Physicochemical and Aerosolization Performance Stability of an Excipient Enhanced Growth (EEG) Synthetic Lung Surfactant Powder Formulation

Mohammad A.M. Momin1, Connor Howe2, Worth Longest2 & Michael Hindle1

1Department of Pharmaceutics, Virginia Commonwealth University, Richmond, VA 23298, USA

2Department of Mechanical & Nuclear Engineering, Virginia Commonwealth University, Richmond, VA 23298, USA


Neonatal respiratory distress syndrome (NRDS) remains one of the single major causes of infant death. Surfactant replacement therapy (SRT) is the standard therapy for infants with NRDS. However, there are delivery issues associated with liquid bolus instillation which could be eliminated by aerosol delivery of the surfactant formulation. This study aims to characterize the stability of a novel synthetic lung surfactant excipient enhanced growth (EEG) powder formulation. The synthetic lung surfactant EEG powder aerosol formulation was prepared by spray drying a feed dispersion containing the phospholipid, dipalmitoylphosphatidylcholine (DPPC), a surfactant protein B mimic (B-YL), hygroscopic excipients (mannitol and sodium chloride) and a dispersion enhancer (l-leucine). Powders were packaged in hydroxypropyl methylcellulose (HPMC) capsules and stored in Aluminium-Aluminium blister packs. The physicochemical properties and aerosol performance of the powders were characterized immediately following spray drying and after 3 months storage at 25±2°C, 5±2°C and −20±2°C. No significant differences were observed in the DPPC content of the powders after 3-month storage at the three storage temperatures.

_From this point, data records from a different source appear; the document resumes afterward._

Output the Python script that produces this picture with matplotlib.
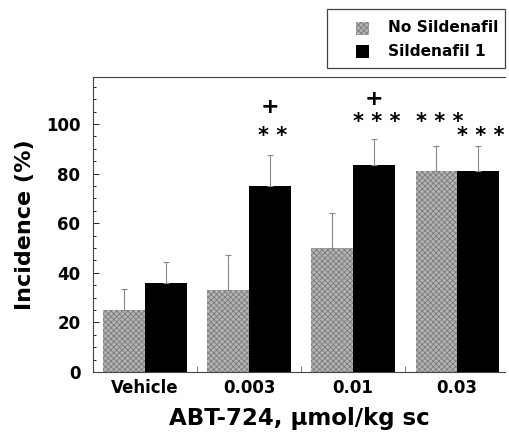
import matplotlib
matplotlib.use("Agg")
import matplotlib.pyplot as plt
from matplotlib.patches import Rectangle
import numpy as np

plt.rcParams['font.family'] = ['DejaVu Sans']
plt.rcParams['font.weight'] = 'bold'
plt.rcParams['hatch.linewidth'] = 0.6

# data
groups = ["Vehicle", "0.003", "0.01", "0.03"]
no_sil = [25, 33, 50, 81]
no_sil_err = [8.5, 14, 14, 10]
sil_1 = [36, 75, 83.5, 81]
sil_1_err = [8.5, 12.5, 10.5, 10]
series_names = ["No Sildenafil", "Sildenafil 1"]

# significance marks: (group, series, text, gap above error bar)
stars = [(1, 1, "* *", 7.6), (2, 1, "* * *", 6.8), (3, 0, "* * *", 9.8), (3, 1, "* * *", 4.3)]
plus = [(1, 1, 19.5), (2, 1, 16)]

GREY = "#b4b4b4"
HATCH_EDGE = "#7a7a7a"

fig = plt.figure(figsize=(5.09, 4.32), dpi=100)
ax = fig.add_axes([93 / 509, 60 / 432, 412 / 509, 295 / 432])

x = np.arange(len(groups))
w = 0.4
err_kw = dict(ecolor="#888888", elinewidth=0.8, capsize=2.2, capthick=0.8)

ax.bar(x - w / 2, no_sil, w, color=GREY, edgecolor=HATCH_EDGE, hatch="xxxxxx",
       linewidth=0, yerr=[np.zeros(4), no_sil_err], error_kw=err_kw, zorder=2)
ax.bar(x + w / 2, sil_1, w, color="black", linewidth=0,
       yerr=[np.zeros(4), sil_1_err], error_kw=err_kw, zorder=2)

vals = [no_sil, sil_1]
errs = [no_sil_err, sil_1_err]
for g, s, txt, gap in stars:
    xc = x[g] + (s - 0.5) * w + 0.03
    ax.text(xc, vals[s][g] + errs[s][g] + gap, txt, ha="center", va="center",
            fontsize=15, fontweight="bold")
for g, s, gap in plus:
    xc = x[g] + (s - 0.5) * w
    ax.text(xc, vals[s][g] + errs[s][g] + gap, "+", ha="center", va="center",
            fontsize=16, fontweight="bold")

ax.set_xlim(-0.5, 3.46)
ax.set_ylim(0, 119)
ax.set_yticks([0, 20, 40, 60, 80, 100])
ax.set_yticks(np.arange(0, 119, 5), minor=True)
ax.set_xticks(x)
ax.set_xticklabels(groups)
ax.set_xticks([0.5, 1.5, 2.5], minor=True)
ax.tick_params(axis="x", which="major", length=0, labelsize=12, pad=5)
ax.tick_params(axis="x", which="minor", direction="in", length=4, width=0.6, color="#666666")
ax.tick_params(axis="y", which="major", direction="in", length=4, width=0.6, labelsize=12, pad=9)
ax.tick_params(axis="y", which="minor", direction="in", length=2.5, width=0.6)
ax.spines["right"].set_visible(False)
for s in ["left", "top", "bottom"]:
    ax.spines[s].set_linewidth(0.8)
    ax.spines[s].set_color("#444444")

ax.set_ylabel("Incidence (%)", fontsize=16, fontweight="bold", labelpad=8)
ax.set_xlabel("ABT-724, µmol/kg sc", fontsize=16.5, fontweight="bold", labelpad=7.5)

# legend box drawn in figure pixels
def px(xp, yp):
    return xp / 509, 1 - yp / 432

box = Rectangle(px(327, 68), 178 / 509, 59 / 432, transform=fig.transFigure,
                facecolor="white", edgecolor="#444444", linewidth=0.9)
fig.add_artist(box)
fig.add_artist(Rectangle(px(356, 35), 13 / 509, 13 / 432, transform=fig.transFigure,
                         facecolor=GREY, edgecolor=HATCH_EDGE, hatch="xxxxxx", linewidth=0))
fig.add_artist(Rectangle(px(356, 58), 13 / 509, 13 / 432, transform=fig.transFigure,
                         facecolor="black", linewidth=0))
fig.text(*px(388, 28), series_names[0], ha="left", va="center", fontsize=11.1, fontweight="bold")
fig.text(*px(388, 52), series_names[1], ha="left", va="center", fontsize=11.1, fontweight="bold")

fig.savefig("out.png", dpi=100)
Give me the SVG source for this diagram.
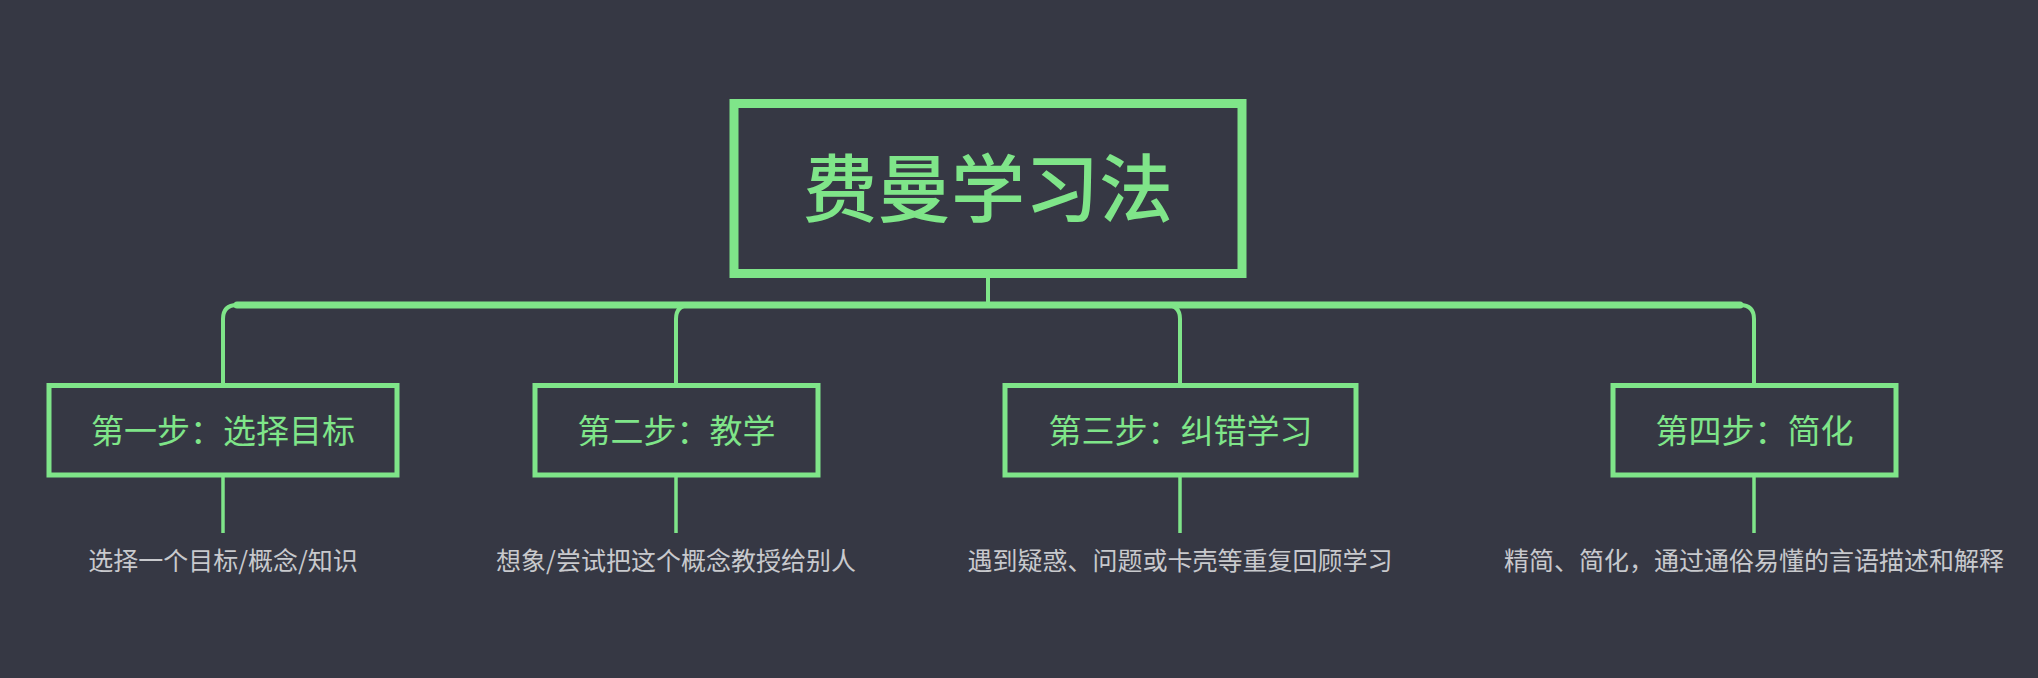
<svg xmlns="http://www.w3.org/2000/svg" width="2038" height="678" viewBox="0 0 2038 678">
<style>
.bg{fill:#363844}
.root{fill:none;stroke:#7fe589;stroke-width:9}
.step{fill:none;stroke:#7fe589;stroke-width:5}
.bus{fill:none;stroke:#7fe589;stroke-width:7;stroke-linecap:round}
.br{fill:none;stroke:#7fe589;stroke-width:4}
.drop{fill:none;stroke:#7fe589;stroke-width:3.5}
.t-root{font-family:"Noto Sans CJK SC","Noto Sans",sans-serif;font-size:74px;fill:#7fe589;text-anchor:middle;font-weight:500}
.t-step{font-family:"Noto Sans CJK SC","Noto Sans",sans-serif;font-size:33px;fill:#7fe589;text-anchor:middle}
.t-desc{font-family:"Noto Sans CJK SC","Noto Sans",sans-serif;font-size:25px;fill:#c8c9cd;text-anchor:middle}
</style>
<rect class="bg" x="0" y="0" width="2038" height="678"/>
<g id="connectors">
<path class="br" d="M988 273 V305"/>
<path class="bus" d="M237 305 H1740"/>
<path class="br" d="M237 305 Q223 305 223 319 V385"/>
<path class="br" d="M690 305 Q676 305 676 319 V385"/>
<path class="br" d="M1166 305 Q1180 305 1180 319 V385"/>
<path class="br" d="M1740 305 Q1754 305 1754 319 V385"/>
<path class="drop" d="M223 475 V533"/>
<path class="drop" d="M676 475 V533"/>
<path class="drop" d="M1180 475 V533"/>
<path class="drop" d="M1754 475 V533"/>
</g>
<g id="root">
<rect class="root" x="734" y="103.5" width="508" height="170"/>
<text class="t-root" x="988" y="216">费曼学习法</text>
</g>
<g id="step1">
<rect class="step" x="49" y="385.5" width="348" height="89.5"/>
<text class="t-step" x="223" y="442.5">第一步：选择目标</text>
</g>
<g id="step2">
<rect class="step" x="535" y="385.5" width="283" height="89.5"/>
<text class="t-step" x="676.5" y="442.5">第二步：教学</text>
</g>
<g id="step3">
<rect class="step" x="1005" y="385.5" width="351" height="89.5"/>
<text class="t-step" x="1180.5" y="442.5">第三步：纠错学习</text>
</g>
<g id="step4">
<rect class="step" x="1613" y="385.5" width="283" height="89.5"/>
<text class="t-step" x="1754.5" y="442.5">第四步：简化</text>
</g>
<g id="desc1"><text class="t-desc" x="223" y="570">选择一个目标/概念/知识</text></g>
<g id="desc2"><text class="t-desc" x="676" y="570">想象/尝试把这个概念教授给别人</text></g>
<g id="desc3"><text class="t-desc" x="1180" y="570">遇到疑惑、问题或卡壳等重复回顾学习</text></g>
<g id="desc4"><text class="t-desc" x="1754" y="570">精简、简化，通过通俗易懂的言语描述和解释</text></g>
</svg>
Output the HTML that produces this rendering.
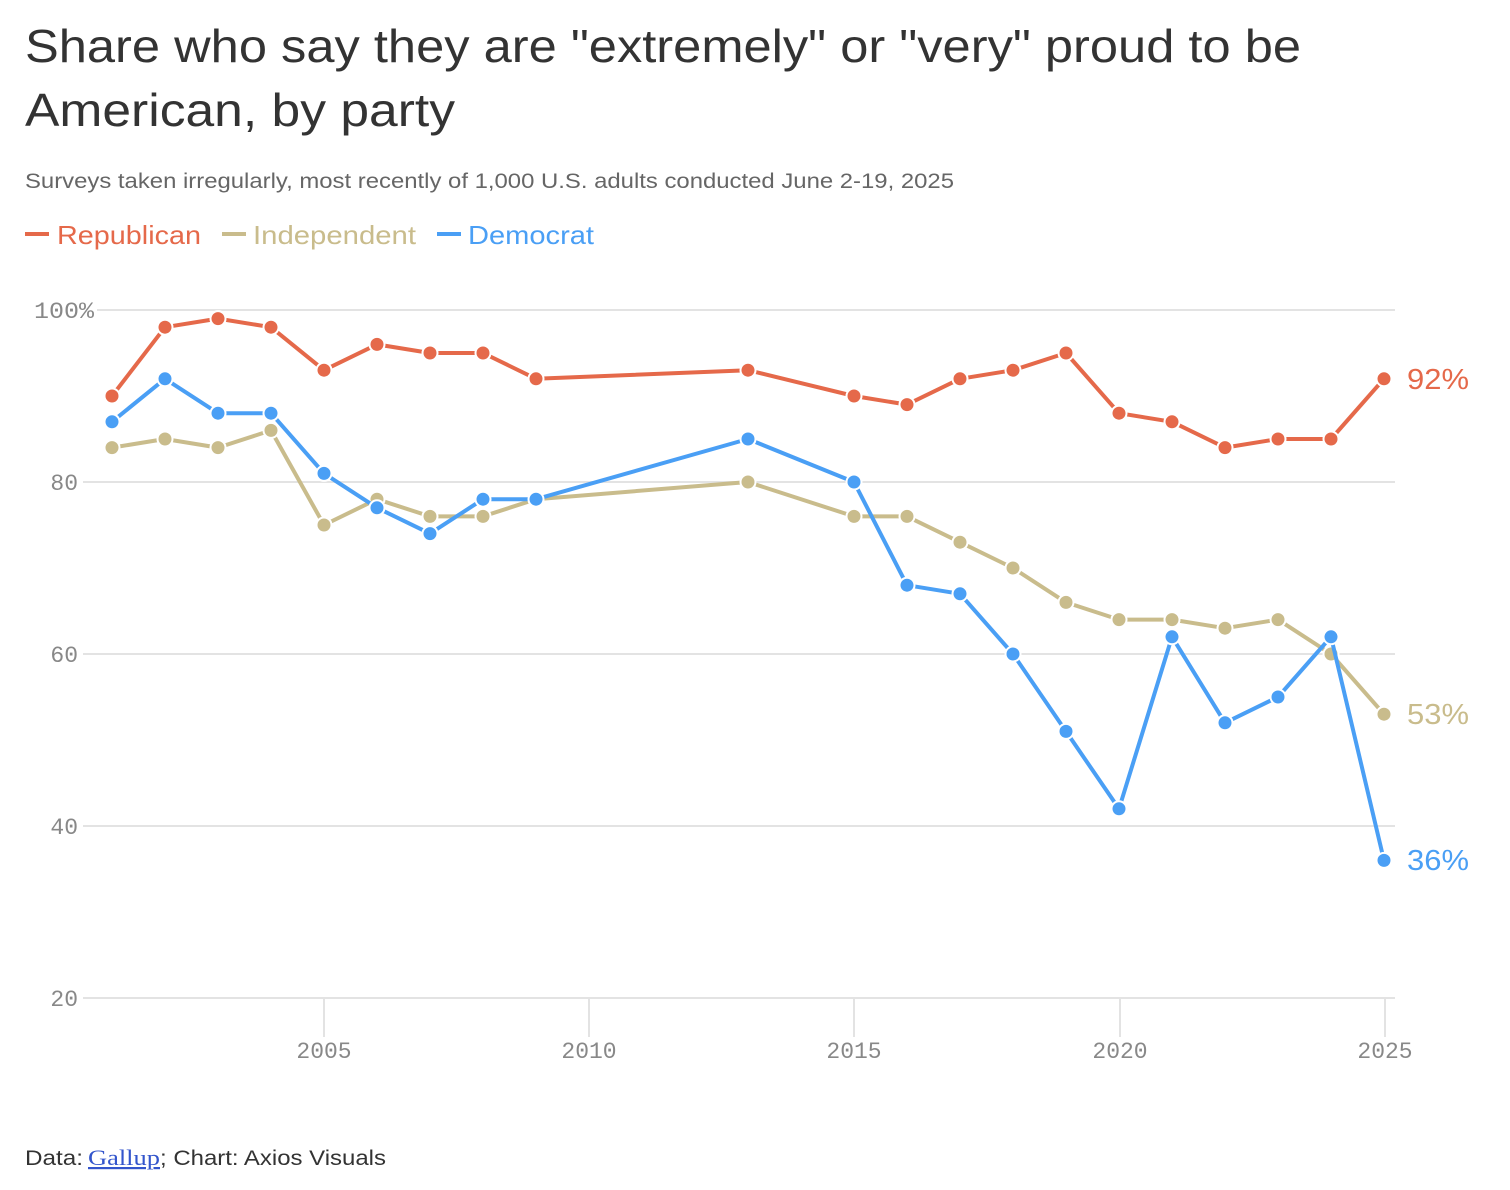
<!DOCTYPE html>
<html><head><meta charset="utf-8"><style>
html,body{margin:0;padding:0;background:#fff;}
svg{display:block;font-family:"Liberation Sans",sans-serif;}
.tk{font-family:"Liberation Mono",monospace;font-size:23px;fill:#888;}
</style></head><body>
<svg width="1510" height="1190" viewBox="0 0 1510 1190">
<text x="25" y="62" font-size="46" fill="#333" textLength="1276" lengthAdjust="spacingAndGlyphs">Share who say they are "extremely" or "very" proud to be</text>
<text x="25" y="126" font-size="46" fill="#333" textLength="430" lengthAdjust="spacingAndGlyphs">American, by party</text>
<text x="25" y="188" font-size="21" fill="#666" textLength="929" lengthAdjust="spacingAndGlyphs">Surveys taken irregularly, most recently of 1,000 U.S. adults conducted June 2-19, 2025</text>
<rect x="25" y="232" width="24" height="4" fill="#e5694a"/>
<text x="57" y="244" font-size="26" fill="#e5694a" textLength="144" lengthAdjust="spacingAndGlyphs">Republican</text>
<rect x="222" y="232" width="24" height="4" fill="#c9bc8c"/>
<text x="253" y="244" font-size="26" fill="#c9bc8c" textLength="163" lengthAdjust="spacingAndGlyphs">Independent</text>
<rect x="437" y="232" width="24" height="4" fill="#4a9ff5"/>
<text x="468" y="244" font-size="26" fill="#4a9ff5" textLength="126" lengthAdjust="spacingAndGlyphs">Democrat</text>

<g stroke="#e3e3e3" stroke-width="2">
<line x1="97" y1="310" x2="1395" y2="310"/>
<line x1="83" y1="482" x2="1395" y2="482"/>
<line x1="83" y1="654" x2="1395" y2="654"/>
<line x1="83" y1="826" x2="1395" y2="826"/>
<line x1="83" y1="998" x2="1395" y2="998"/>
<line x1="324" y1="998" x2="324" y2="1037"/>
<line x1="589" y1="998" x2="589" y2="1037"/>
<line x1="854" y1="998" x2="854" y2="1037"/>
<line x1="1120" y1="998" x2="1120" y2="1037"/>
<line x1="1385" y1="998" x2="1385" y2="1037"/>
</g>
<text class="tk" x="94" y="318" text-anchor="end" textLength="60" lengthAdjust="spacingAndGlyphs">100%</text>
<text class="tk" x="78" y="490" text-anchor="end">80</text>
<text class="tk" x="78" y="662" text-anchor="end">60</text>
<text class="tk" x="78" y="834" text-anchor="end">40</text>
<text class="tk" x="78" y="1006" text-anchor="end">20</text>
<text class="tk" x="324" y="1058" text-anchor="middle">2005</text>
<text class="tk" x="589" y="1058" text-anchor="middle">2010</text>
<text class="tk" x="854" y="1058" text-anchor="middle">2015</text>
<text class="tk" x="1120" y="1058" text-anchor="middle">2020</text>
<text class="tk" x="1385" y="1058" text-anchor="middle">2025</text>

<polyline fill="none" stroke-width="4" stroke-linejoin="round" stroke="#c9bc8c" points="112,447.6 165,439 218,447.6 271,430.4 324,525 377,499.2 430,516.4 483,516.4 536,499.2 748,482 854,516.4 907,516.4 960,542.2 1013,568 1066,602.4 1119,619.6 1172,619.6 1225,628.2 1278,619.6 1331,654 1384,714.2"/>
<g fill="#c9bc8c" stroke="#fff" stroke-width="2">
<circle cx="112" cy="447.6" r="7.5"/><circle cx="165" cy="439" r="7.5"/><circle cx="218" cy="447.6" r="7.5"/><circle cx="271" cy="430.4" r="7.5"/><circle cx="324" cy="525" r="7.5"/><circle cx="377" cy="499.2" r="7.5"/><circle cx="430" cy="516.4" r="7.5"/><circle cx="483" cy="516.4" r="7.5"/><circle cx="536" cy="499.2" r="7.5"/><circle cx="748" cy="482" r="7.5"/><circle cx="854" cy="516.4" r="7.5"/><circle cx="907" cy="516.4" r="7.5"/><circle cx="960" cy="542.2" r="7.5"/><circle cx="1013" cy="568" r="7.5"/><circle cx="1066" cy="602.4" r="7.5"/><circle cx="1119" cy="619.6" r="7.5"/><circle cx="1172" cy="619.6" r="7.5"/><circle cx="1225" cy="628.2" r="7.5"/><circle cx="1278" cy="619.6" r="7.5"/><circle cx="1331" cy="654" r="7.5"/><circle cx="1384" cy="714.2" r="7.5"/>
</g>
<polyline fill="none" stroke-width="4" stroke-linejoin="round" stroke="#4a9ff5" points="112,421.8 165,378.8 218,413.2 271,413.2 324,473.4 377,507.8 430,533.6 483,499.2 536,499.2 748,439 854,482 907,585.2 960,593.8 1013,654 1066,731.4 1119,808.8 1172,636.8 1225,722.8 1278,697 1331,636.8 1384,860.4"/>
<g fill="#4a9ff5" stroke="#fff" stroke-width="2">
<circle cx="112" cy="421.8" r="7.5"/><circle cx="165" cy="378.8" r="7.5"/><circle cx="218" cy="413.2" r="7.5"/><circle cx="271" cy="413.2" r="7.5"/><circle cx="324" cy="473.4" r="7.5"/><circle cx="377" cy="507.8" r="7.5"/><circle cx="430" cy="533.6" r="7.5"/><circle cx="483" cy="499.2" r="7.5"/><circle cx="536" cy="499.2" r="7.5"/><circle cx="748" cy="439" r="7.5"/><circle cx="854" cy="482" r="7.5"/><circle cx="907" cy="585.2" r="7.5"/><circle cx="960" cy="593.8" r="7.5"/><circle cx="1013" cy="654" r="7.5"/><circle cx="1066" cy="731.4" r="7.5"/><circle cx="1119" cy="808.8" r="7.5"/><circle cx="1172" cy="636.8" r="7.5"/><circle cx="1225" cy="722.8" r="7.5"/><circle cx="1278" cy="697" r="7.5"/><circle cx="1331" cy="636.8" r="7.5"/><circle cx="1384" cy="860.4" r="7.5"/>
</g>
<polyline fill="none" stroke-width="4" stroke-linejoin="round" stroke="#e5694a" points="112,396 165,327.2 218,318.6 271,327.2 324,370.2 377,344.4 430,353 483,353 536,378.8 748,370.2 854,396 907,404.6 960,378.8 1013,370.2 1066,353 1119,413.2 1172,421.8 1225,447.6 1278,439 1331,439 1384,378.8"/>
<g fill="#e5694a" stroke="#fff" stroke-width="2">
<circle cx="112" cy="396" r="7.5"/><circle cx="165" cy="327.2" r="7.5"/><circle cx="218" cy="318.6" r="7.5"/><circle cx="271" cy="327.2" r="7.5"/><circle cx="324" cy="370.2" r="7.5"/><circle cx="377" cy="344.4" r="7.5"/><circle cx="430" cy="353" r="7.5"/><circle cx="483" cy="353" r="7.5"/><circle cx="536" cy="378.8" r="7.5"/><circle cx="748" cy="370.2" r="7.5"/><circle cx="854" cy="396" r="7.5"/><circle cx="907" cy="404.6" r="7.5"/><circle cx="960" cy="378.8" r="7.5"/><circle cx="1013" cy="370.2" r="7.5"/><circle cx="1066" cy="353" r="7.5"/><circle cx="1119" cy="413.2" r="7.5"/><circle cx="1172" cy="421.8" r="7.5"/><circle cx="1225" cy="447.6" r="7.5"/><circle cx="1278" cy="439" r="7.5"/><circle cx="1331" cy="439" r="7.5"/><circle cx="1384" cy="378.8" r="7.5"/>
</g>
<text x="1407" y="389" font-size="29" fill="#e5694a" textLength="62" lengthAdjust="spacingAndGlyphs">92%</text>
<text x="1407" y="724" font-size="29" fill="#c9bc8c" textLength="62" lengthAdjust="spacingAndGlyphs">53%</text>
<text x="1407" y="870" font-size="29" fill="#4a9ff5" textLength="62" lengthAdjust="spacingAndGlyphs">36%</text>

<text x="25" y="1165" font-size="21" fill="#333" textLength="58" lengthAdjust="spacingAndGlyphs">Data:</text>
<text x="88" y="1165" font-size="22" fill="#3355cc" font-family="Liberation Serif" text-decoration="underline" textLength="72" lengthAdjust="spacingAndGlyphs">Gallup</text>
<text x="160" y="1165" font-size="21" fill="#333" textLength="226" lengthAdjust="spacingAndGlyphs">; Chart: Axios Visuals</text>
</svg>
</body></html>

The micrometer sized powder remained unchanged following storage at 5°C and -20°C, with a small increase in primary particle size observed at 25°C. There were no changes observed in the surface activity of the powder formulation following storage at 25°C and 5°C. Following 3 months storage, the emitted dose (>95%) from a novel dry powder inhaler (DPI) remained unchanged. There was a small decrease in in vitro lung deposition in a simulated neonatal airway model from ~50% initially to ~40% following storage under all conditions.

Key Message

A synthetic lung surfactant EEG powder has been successfully produced and evaluated following storage and under in-use conditions. The powder appeared stable and its in vitro aerosol performance to a simulated neonatal lung remained acceptable for this challenging route.